**SHORT PROBLEM**
Transcribe the data in full and exactly, omitting any pictures.

**SUPPLIED MATERIAL**
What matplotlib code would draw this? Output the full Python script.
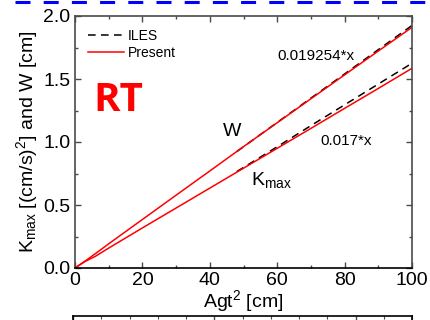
import matplotlib
matplotlib.use("Agg")
import matplotlib.pyplot as plt
from matplotlib.lines import Line2D
from matplotlib.ticker import MultipleLocator, FormatStrFormatter

plt.rcParams['font.family'] = ['Liberation Sans', 'DejaVu Sans']
plt.rcParams['mathtext.fontset'] = 'custom'
plt.rcParams['mathtext.rm'] = 'Liberation Sans'
plt.rcParams['mathtext.it'] = 'Liberation Sans'
plt.rcParams['mathtext.default'] = 'regular'

# Present model results
x_present = [0, 3, 6, 10, 20, 30, 40, 50, 60, 70, 80, 90, 100]
w_present = [0, 0.055, 0.113, 0.192, 0.385, 0.578, 0.77, 0.963,
             1.153, 1.343, 1.533, 1.722, 1.91]
k_present = [0, 0.052, 0.092, 0.158, 0.318, 0.476, 0.634, 0.792,
             0.95, 1.108, 1.267, 1.425, 1.585]

# ILES fits
x_iles = [48, 60, 70, 80, 90, 100]
w_iles = [0.924, 1.155, 1.348, 1.540, 1.733, 1.925]
k_iles = [0.765, 0.962, 1.13, 1.295, 1.46, 1.625]

spine_c = '#4a4a4a'

fig = plt.figure(figsize=(4.3, 3.2), dpi=100)
ax = fig.add_axes([75/430, 1-268/320, 337/430, 252/320])

ax.plot(x_iles, w_iles, color='black', lw=1.1, dashes=(5, 3.5), label='ILES')
ax.plot(x_present, w_present, color='red', lw=1.1, label='Present')
ax.plot(x_iles, k_iles, color='black', lw=1.1, dashes=(5, 3.5))
ax.plot(x_present, k_present, color='red', lw=1.1)

ax.set_xlim(0, 100)
ax.set_ylim(0, 2.0)
ax.xaxis.set_major_locator(MultipleLocator(20))
ax.xaxis.set_minor_locator(MultipleLocator(10))
ax.yaxis.set_major_locator(MultipleLocator(0.5))
ax.yaxis.set_minor_locator(MultipleLocator(0.25))
ax.yaxis.set_major_formatter(FormatStrFormatter('%.1f'))
ax.tick_params(which='both', direction='in', top=True, right=True,
               color=spine_c, labelsize=14)
ax.tick_params(axis='x', pad=3)
ax.tick_params(axis='y', pad=3.5)
ax.tick_params(which='major', length=4, width=1)
ax.tick_params(which='minor', length=2.5, width=1)
for s in ax.spines.values():
    s.set_color(spine_c)
    s.set_linewidth(1.2)
ax.spines['bottom'].set_color('black')

ax.set_xlabel('Agt$^2$ [cm]', fontsize=14, labelpad=-1)
ax.set_ylabel('K$_{max}$ [(cm/s)$^2$] and W [cm]', fontsize=14, labelpad=2)

ax.legend(loc='upper left', frameon=False, fontsize=10, handlelength=2.6,
          handletextpad=0.3, labelspacing=0.25, borderaxespad=0.6,
          borderpad=0.3)

ax.text(12.8, 1.33, 'RT', color='red', fontsize=29, fontweight='bold',
        ha='center', va='center', family=['Open Sans', 'DejaVu Sans'])
ax.text(46.6, 1.08, 'W', fontsize=14, ha='center', va='center')
ax.text(52.3, 0.70, 'K$_{max}$', fontsize=14, ha='left', va='center')
ax.text(71.5, 1.68, '0.019254*x', fontsize=11, ha='center', va='center')
ax.text(80.4, 1.01, '0.017*x', fontsize=11, ha='center', va='center')

# Neighbouring panel below
ax2 = fig.add_axes([73/430, 1-316/320-0.5, 339/430, 0.5])
ax2.set_xlim(0, 2.4)
ax2.set_ylim(0, 1)
ax2.xaxis.set_major_locator(MultipleLocator(1))
ax2.xaxis.set_minor_locator(MultipleLocator(0.2))
ax2.tick_params(which='both', direction='in', top=True, bottom=False,
                labeltop=False, labelbottom=False, left=False,
                labelleft=False, color=spine_c)
ax2.tick_params(which='major', length=4, width=1)
ax2.tick_params(which='minor', length=2, width=0.8)
for s in ax2.spines.values():
    s.set_color('black')
    s.set_linewidth(1.2)

# Neighbouring panel above: blue dashed border
fig.add_artist(Line2D([15/430, 1.0], [1-1.5/320, 1-1.5/320],
                      transform=fig.transFigure, color='#0000ff', lw=2.2,
                      dashes=(15/1.389/2.2, 13.2/1.389/2.2)))

fig.savefig('out.png', dpi=100)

**RESPONSE**
What matplotlib code would draw this? Output the full Python script.
import matplotlib
matplotlib.use("Agg")
import matplotlib.pyplot as plt
from matplotlib.lines import Line2D
from matplotlib.ticker import MultipleLocator, FormatStrFormatter

plt.rcParams['font.family'] = ['Liberation Sans', 'DejaVu Sans']
plt.rcParams['mathtext.fontset'] = 'custom'
plt.rcParams['mathtext.rm'] = 'Liberation Sans'
plt.rcParams['mathtext.it'] = 'Liberation Sans'
plt.rcParams['mathtext.default'] = 'regular'

# Present model results
x_present = [0, 3, 6, 10, 20, 30, 40, 50, 60, 70, 80, 90, 100]
w_present = [0, 0.055, 0.113, 0.192, 0.385, 0.578, 0.77, 0.963,
             1.153, 1.343, 1.533, 1.722, 1.91]
k_present = [0, 0.052, 0.092, 0.158, 0.318, 0.476, 0.634, 0.792,
             0.95, 1.108, 1.267, 1.425, 1.585]

# ILES fits
x_iles = [48, 60, 70, 80, 90, 100]
w_iles = [0.924, 1.155, 1.348, 1.540, 1.733, 1.925]
k_iles = [0.765, 0.962, 1.13, 1.295, 1.46, 1.625]

spine_c = '#4a4a4a'

fig = plt.figure(figsize=(4.3, 3.2), dpi=100)
ax = fig.add_axes([75/430, 1-268/320, 337/430, 252/320])

ax.plot(x_iles, w_iles, color='black', lw=1.1, dashes=(5, 3.5), label='ILES')
ax.plot(x_present, w_present, color='red', lw=1.1, label='Present')
ax.plot(x_iles, k_iles, color='black', lw=1.1, dashes=(5, 3.5))
ax.plot(x_present, k_present, color='red', lw=1.1)

ax.set_xlim(0, 100)
ax.set_ylim(0, 2.0)
ax.xaxis.set_major_locator(MultipleLocator(20))
ax.xaxis.set_minor_locator(MultipleLocator(10))
ax.yaxis.set_major_locator(MultipleLocator(0.5))
ax.yaxis.set_minor_locator(MultipleLocator(0.25))
ax.yaxis.set_major_formatter(FormatStrFormatter('%.1f'))
ax.tick_params(which='both', direction='in', top=True, right=True,
               color=spine_c, labelsize=14)
ax.tick_params(axis='x', pad=3)
ax.tick_params(axis='y', pad=3.5)
ax.tick_params(which='major', length=4, width=1)
ax.tick_params(which='minor', length=2.5, width=1)
for s in ax.spines.values():
    s.set_color(spine_c)
    s.set_linewidth(1.2)
ax.spines['bottom'].set_color('black')

ax.set_xlabel('Agt$^2$ [cm]', fontsize=14, labelpad=-1)
ax.set_ylabel('K$_{max}$ [(cm/s)$^2$] and W [cm]', fontsize=14, labelpad=2)

ax.legend(loc='upper left', frameon=False, fontsize=10, handlelength=2.6,
          handletextpad=0.3, labelspacing=0.25, borderaxespad=0.6,
          borderpad=0.3)

ax.text(12.8, 1.33, 'RT', color='red', fontsize=29, fontweight='bold',
        ha='center', va='center', family=['Open Sans', 'DejaVu Sans'])
ax.text(46.6, 1.08, 'W', fontsize=14, ha='center', va='center')
ax.text(52.3, 0.70, 'K$_{max}$', fontsize=14, ha='left', va='center')
ax.text(71.5, 1.68, '0.019254*x', fontsize=11, ha='center', va='center')
ax.text(80.4, 1.01, '0.017*x', fontsize=11, ha='center', va='center')

# Neighbouring panel below
ax2 = fig.add_axes([73/430, 1-316/320-0.5, 339/430, 0.5])
ax2.set_xlim(0, 2.4)
ax2.set_ylim(0, 1)
ax2.xaxis.set_major_locator(MultipleLocator(1))
ax2.xaxis.set_minor_locator(MultipleLocator(0.2))
ax2.tick_params(which='both', direction='in', top=True, bottom=False,
                labeltop=False, labelbottom=False, left=False,
                labelleft=False, color=spine_c)
ax2.tick_params(which='major', length=4, width=1)
ax2.tick_params(which='minor', length=2, width=0.8)
for s in ax2.spines.values():
    s.set_color('black')
    s.set_linewidth(1.2)

# Neighbouring panel above: blue dashed border
fig.add_artist(Line2D([15/430, 1.0], [1-1.5/320, 1-1.5/320],
                      transform=fig.transFigure, color='#0000ff', lw=2.2,
                      dashes=(15/1.389/2.2, 13.2/1.389/2.2)))

fig.savefig('out.png', dpi=100)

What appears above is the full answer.